Why? Because of the disaster of a development project that had gone on in the first 2 years.
Now, although I wasn't involved with that, the ridiculous thing was that the almost exact same process was happening to the title that I was working on.
I was an environment artist, and the amount of times that I had to go back and change a signed off asset was ridiculous.
We got very meticulous specs for everything that we were making. They had to have this many polys, the polys had to be this size and shape, use this size of texture, etc, etc.
Then after a few months... 'Go back and add windows, so we can have them reflect the sun'. Ok, fair enough... Then once that was done, 'Right, the windows are slowing the game down even more.

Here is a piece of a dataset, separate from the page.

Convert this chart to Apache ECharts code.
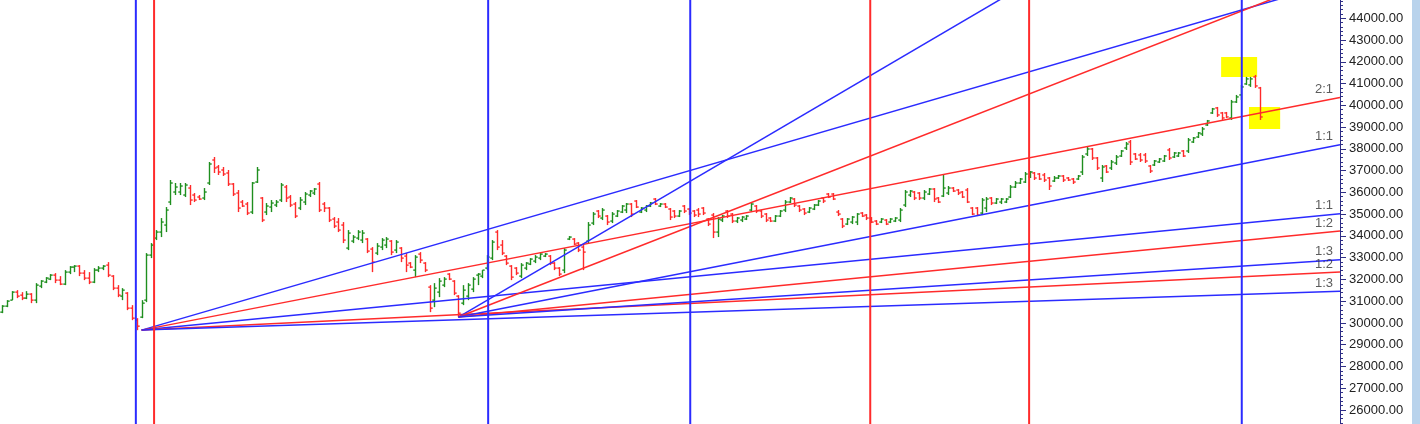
<!DOCTYPE html>
<html><head><meta charset="utf-8">
<script src="https://cdn.jsdelivr.net/npm/echarts/dist/echarts.min.js"></script>
<style>html,body{margin:0;padding:0;background:#fff}#c{width:1420px;height:424px}</style>
</head><body><div id="c"></div>
<script>
// Daily bars: [open, high, low, close]
const priceBars = [
[30496,30818,30450,30772],[30772,31048,30726,31002],[31048,31462,31048,31416],[31416,31508,31140,31232],[31278,31416,31048,31140],
[31140,31462,31094,31324],[31324,31370,30910,31048],[31048,31830,30910,31738],[31692,31968,31600,31922],[31876,32106,31830,32060],
[32014,32244,31968,32198],[32198,32290,31830,31968],[31968,32152,31738,31784],[31784,32428,31738,32336],[32336,32612,32244,32566],
[32566,32658,32336,32612],[32612,32658,32152,32290],[32290,32428,31968,32060],[32060,32336,31784,31876],[31876,32520,31830,32428],
[32428,32612,32336,32520],[32520,32658,32428,32612],[32658,32796,32106,32198],[32152,32198,31508,31600],[31600,31738,31186,31278],
[31232,31600,31048,31508],[31370,31416,30588,30680],[30680,30818,30128,30220],[30128,30220,29668,29852],[30266,31048,30220,30910],
[31048,33210,30956,33118],[33118,33670,32980,33578],[33900,34268,33808,34176],[34176,34820,33946,34636],[34498,35326,34176,35188],
[35556,36568,35418,36430],[36016,36430,35878,36246],[36016,36430,35878,36292],[35878,36430,35786,36338],[36200,36338,35418,35648],
[35878,35970,35556,35648],[35786,35878,35648,35694],[35740,36200,35648,36016],[36430,37396,36338,37304],[37488,37626,36890,37120],
[37166,37258,36798,36936],[37028,37166,36752,36844],[36890,37028,36292,36384],[36384,36430,35832,35924],[35970,36108,35096,35280],
[35556,35648,35326,35372],[35464,35556,34958,35050],[35096,36476,35004,36430],[36476,37166,36430,37028],[35740,35786,34636,34728],
[35096,35510,34958,35372],[35326,35648,35096,35510],[35418,35648,35326,35556],[35648,36430,35556,36338],[36246,36338,35556,35740],
[35786,35878,35326,35418],[35464,35556,34820,34912],[35280,35786,35188,35648],[35556,36016,35418,35924],[35878,36108,35786,36062],
[35970,36200,35878,36154],[36384,36476,35096,35188],[35464,35556,35096,35280],[35280,35326,34636,34728],[34774,34866,34360,34452],
[34636,34820,34176,34268],[34498,34636,33670,33808],[33440,34268,33348,34130],[33762,34038,33670,33946],[33900,34268,33808,34176],
[33808,34268,33670,34130],[33854,33900,33210,33302],[33394,33486,32336,32796],[33210,33670,33118,33532],[33486,33900,33348,33808],
[33578,33946,33440,33854],[33762,33808,33118,33256],[33348,33808,33210,33716],[33440,33486,32796,32980],[33072,33210,32336,32658],
[32750,32796,32520,32566],[32428,33118,32106,33026],[33164,33256,32750,32888],[32750,32796,32336,32428],[31646,31738,30496,30680],
[31048,31830,30726,31600],[31416,32060,31186,31922],[31738,32106,31646,32014],[32244,32290,31968,32014],[31922,31968,31278,31370],
[31232,31278,30266,30450],[30910,31738,30818,31508],[31232,31830,31048,31738],[31554,32106,31416,32014],[32198,32290,31738,32244],
[32152,32428,32060,32428],[32520,33118,32428,33026],[32980,33808,32888,33716],[34176,34268,33348,33486],[33578,33808,33118,33210],
[33072,33118,32658,32750],[32612,32658,31968,32106],[32520,32566,32198,32290],[32152,32750,32060,32658],[32520,32796,32428,32750],
[32704,32980,32658,32934],[32842,33118,32750,33026],[32980,33210,32888,33164],[33072,33210,33026,33164],[33072,33118,32658,32750],
[32750,32796,32428,32520],[32520,32566,32152,32244],[32428,33440,32290,33348],[33854,33992,33808,33946],[33854,33900,33578,33624],
[33670,33716,33256,33348],[33486,33578,32428,33256],[33762,34636,33670,34498],[34590,35096,34498,35004],[35142,35188,34820,34912],
[34820,35280,34728,35188],[34912,34958,34498,34636],[34682,35096,34590,35004],[34912,35188,34866,35142],[35096,35418,35050,35372],
[35188,35510,35050,35464],[35464,35510,34866,35004],[35602,35648,35280,35326],[35096,35326,35050,35280],[35188,35418,35096,35372],
[35372,35556,35326,35510],[35694,35740,35418,35464],[35372,35510,35326,35464],[35464,35510,35280,35326],[35234,35280,34728,34866],
[35142,35188,34820,34912],[34912,35188,34866,35142],[35372,35418,35050,35142],[35234,35280,34958,35050],[35142,35188,34866,34958],
[35188,35280,34866,35004],[35280,35326,34958,35050],[34774,34820,34452,34544],[34958,35050,33900,34176],[34176,34866,33946,34774],
[34728,34958,34636,34912],[35142,35188,34820,34912],[35004,35050,34590,34682],[34682,34866,34590,34820],[34728,34912,34636,34866],
[34774,34958,34728,34912],[35188,35510,35096,35464],[35372,35418,35050,35142],[35142,35188,34820,34912],[35004,35050,34636,34728],
[34820,34866,34636,34682],[34682,34958,34636,34912],[34912,35188,34866,35142],[35188,35648,35096,35556],[35556,35786,35510,35740],
[35694,35740,35326,35418],[35372,35418,35096,35188],[35234,35280,34958,35050],[35096,35326,35050,35280],[35234,35464,35188,35418],
[35418,35648,35372,35602],[35740,35786,35510,35602],[35924,35970,35740,35786],[35924,35970,35648,35694],[35096,35188,34912,35004],
[34774,34820,34360,34452],[34544,34820,34498,34774],[34636,34912,34544,34866],[34636,35050,34498,35004],[35050,35096,34866,34912],
[34958,35004,34728,34820],[34820,34866,34590,34636],[34682,34728,34498,34544],[34636,34820,34590,34774],[34728,34774,34498,34544],
[34636,34820,34590,34774],[34682,34866,34636,34820],[34728,35280,34636,35188],[35418,36108,35326,36016],[35878,36108,35786,36062],
[36016,36062,35648,35740],[35970,36016,35648,35740],[35740,36108,35648,36016],[35924,36200,35878,36154],[36154,36200,35556,35694],
[35740,35786,35510,35556],[35832,36798,35786,36200],[35970,36292,35878,36200],[36200,36246,36016,36062],[36108,36154,35878,35970],
[36016,36062,35740,35786],[36108,36200,35510,35556],[35280,35326,34958,35004],[35280,35326,34912,34958],[35050,35740,34958,35648],
[35280,35786,35096,35694],[35740,35786,35418,35510],[35510,35740,35464,35694],[35556,35740,35464,35694],[35556,35740,35510,35694],
[35786,36338,35740,36246],[36246,36522,36200,36430],[36430,36660,36384,36614],[36476,36936,36430,36844],[36706,36982,36660,36936],
[36890,36936,36568,36660],[36844,36890,36568,36614],[36798,36890,36476,36568],[36660,36706,36108,36292],[36522,36752,36476,36660],
[36660,36798,36614,36752],[36752,36798,36476,36568],[36660,36706,36522,36568],[36614,36660,36384,36476],[36614,36798,36568,36752],
[36936,37718,36798,37626],[37764,38086,37672,37994],[37994,38040,37488,37580],[37580,37626,37028,37120],[36660,37258,36476,37166],
[37212,37258,36890,36936],[37120,37488,37028,37396],[37350,37718,37258,37626],[37672,37948,37626,37902],[38040,38316,37948,38224],
[38316,38408,37258,37396],[37764,37810,37488,37534],[37718,37810,37396,37488],[37718,37810,37350,37442],[37212,37258,36890,36982],
[37258,37488,37212,37442],[37396,37580,37350,37534],[37442,37718,37396,37672],[37948,38040,37488,37580],[37626,37856,37580,37810],
[37672,37856,37626,37810],[37902,37948,37626,37672],[37902,38500,37810,38408],[38316,38546,38270,38500],[38546,38776,38500,38730],
[38684,39006,38592,38914],[39098,39328,39052,39282],[39650,39880,39604,39834],[39880,39926,39466,39558],[39650,39696,39328,39420],
[39650,39696,39420,39466],[39420,40248,39328,40156],[40156,40478,40110,40386],[40478,40938,40248,40846],[40984,41306,40938,41214],
[40938,41306,40846,41214],[41306,41398,40800,40892],[40800,40846,39328,39466]
];

// time-cycle vertical lines (bar index positions) and their colours
const cycleBars = [27.8, 31.6, 101.2, 143.3, 180.8, 213.9, 258.2];
const cycleKinds = ['blue', 'red', 'blue', 'blue', 'red', 'red', 'blue'];

// Gann fan pivots
const pivotBars = [29, 95];
const pivotPrices = [29670, 30270];
const pivotUnits = [21.4, 43.1];           // points per bar for 1x1
const fanNames = ['3:1', '2:1', '1:1', '1:2', '1:3'];
const fanRatios = [3, 2, 1, 1/2, 1/3];
const fanKinds = ['blue', 'red', 'blue', 'red', 'blue'];

// highlighted boxes: [barFrom, barTo, priceLow, priceHigh]
const highlightBoxes = [[253.9, 261.4, 41306, 42226], [259.7, 266.2, 38914, 39926]];

// price axis
const priceMin = 25000, priceMax = 45000, priceStep = 1000;

const BLUE = '#2b2bff', RED = '#ff2b2b', UP = '#1f8f1f', DOWN = '#ff2a2a';
const kindColor = k => (k === 'blue' ? BLUE : RED);

const slotCount = 1340 / 4.8;
const xMin = -0.5, xMax = xMin + slotCount;

const chart = echarts.init(document.getElementById('c'), null, {renderer: 'canvas'});

const series = [];

// yellow highlight boxes
series.push({
  type: 'custom', z: 1, silent: true,
  data: highlightBoxes,
  encode: {x: [0, 1], y: [2, 3]},
  renderItem(params, api) {
    const a = api.coord([api.value(0), api.value(3)]);
    const b = api.coord([api.value(1), api.value(2)]);
    return {type: 'rect', shape: {x: a[0], y: a[1], width: b[0] - a[0], height: b[1] - a[1]},
      style: {fill: '#ffff00'}};
  }
});

// OHLC bars
series.push({
  type: 'custom', z: 2, silent: true,
  data: priceBars.map((d, i) => [i, d[0], d[1], d[2], d[3]]),
  encode: {x: 0, y: [1, 2, 3, 4]},
  renderItem(params, api) {
    const i = api.value(0);
    const o = api.coord([i, api.value(1)]);
    const h = api.coord([i, api.value(2)]);
    const l = api.coord([i, api.value(3)]);
    const c = api.coord([i, api.value(4)]);
    const col = api.value(4) >= api.value(1) ? UP : DOWN;
    const x = Math.round(o[0]) + 0.5;
    const tk = 2.2, lw = 1.4;
    const st = {stroke: col, lineWidth: lw};
    return {type: 'group', children: [
      {type: 'line', shape: {x1: x, y1: h[1], x2: x, y2: l[1]}, style: st},
      {type: 'line', shape: {x1: x - tk, y1: o[1], x2: x, y2: o[1]}, style: st},
      {type: 'line', shape: {x1: x, y1: c[1], x2: x + tk, y2: c[1]}, style: st}
    ]};
  }
});

// vertical cycle lines
cycleBars.forEach((b, k) => {
  series.push({
    type: 'line', z: 4, silent: true, symbol: 'none', animation: false,
    data: [[b, priceMin], [b, priceMax]],
    lineStyle: {color: kindColor(cycleKinds[k]), width: 2}
  });
});

// Gann fans
const labelPts = [];
pivotBars.forEach((pb, p) => {
  fanRatios.forEach((r, f) => {
    const endVal = pivotPrices[p] + pivotUnits[p] * r * (xMax - pb);
    series.push({
      type: 'line', z: 3, silent: true, symbol: 'none', animation: false, clip: true,
      data: [[pb, pivotPrices[p]], [xMax, endVal]],
      lineStyle: {color: kindColor(fanKinds[f]), width: 1.5}
    });
    if (endVal < priceMax) labelPts.push({value: [xMax, endVal], name: fanNames[f]});
  });
});

series.push({
  type: 'scatter', z: 5, silent: true, symbolSize: 0, clip: false, animation: false,
  data: labelPts,
  label: {show: true, position: 'left', distance: 7, offset: [0, -8],
    formatter: p => p.name, color: '#333', fontSize: 13, fontFamily: 'Liberation Sans, Arial, sans-serif'}
});

chart.setOption({
  animation: false,
  backgroundColor: '#ffffff',
  grid: {left: 0, right: 80, top: -3.46, bottom: -7.74, containLabel: false, outerBoundsMode: 'none'},
  xAxis: {type: 'value', min: xMin, max: xMax, show: false},
  yAxis: {
    type: 'value', position: 'right', min: priceMin, max: priceMax, interval: priceStep,
    axisLine: {show: true, onZero: false, lineStyle: {color: '#2e2e86', width: 1}},
    axisTick: {show: true, length: 6, lineStyle: {color: '#2e2e86'}},
    minorTick: {show: true, splitNumber: 5, length: 3, lineStyle: {color: '#2e2e86'}},
    splitLine: {show: false},
    axisLabel: {formatter: v => v.toFixed(2), margin: 9, color: '#222', fontSize: 13,
      fontFamily: 'Liberation Sans, Arial, sans-serif', showMaxLabel: true, showMinLabel: true}
  },
  graphic: [{type: 'rect', left: 1412, top: 0, shape: {width: 8, height: 424}, style: {fill: '#b9d3ec'}, z: 100}],
  series
});
</script>
</body></html>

Go back and take them all out again'.
You what?
Then a bit later on, 'Ok, we're going Sony exclusive. Stop making Xbox versions'. Oh, finally a change that makes less work... ' Sorry, ignore what we said. Go back and make Xbox versions again'.
Aaaaargh!
Then once everything was in the game, the game chugged. It chugged like the previous title from the studio, and it chugged like title before that (which actually got released in a near broken state!)
At that point, I left studio. The game that I worked on didn't get released until about 2 years after that.
We spent a huge amount of time making a huge amount of assets. After release, I played a copy, and looked around to see what they'd managed to do, and massive amounts of it had been cut out. Probably just to get the thing running.
After that time, I mostly only ever worked for smaller studios where I had more responsibility for what I was doing, so any need to crunch would pretty much have been down to me.
There were a few days when I worked into the evening to meet a milestone, but nothing serious like I've described above.
And on those nights, I got free Indian takeaway, so I wasn't really complaining!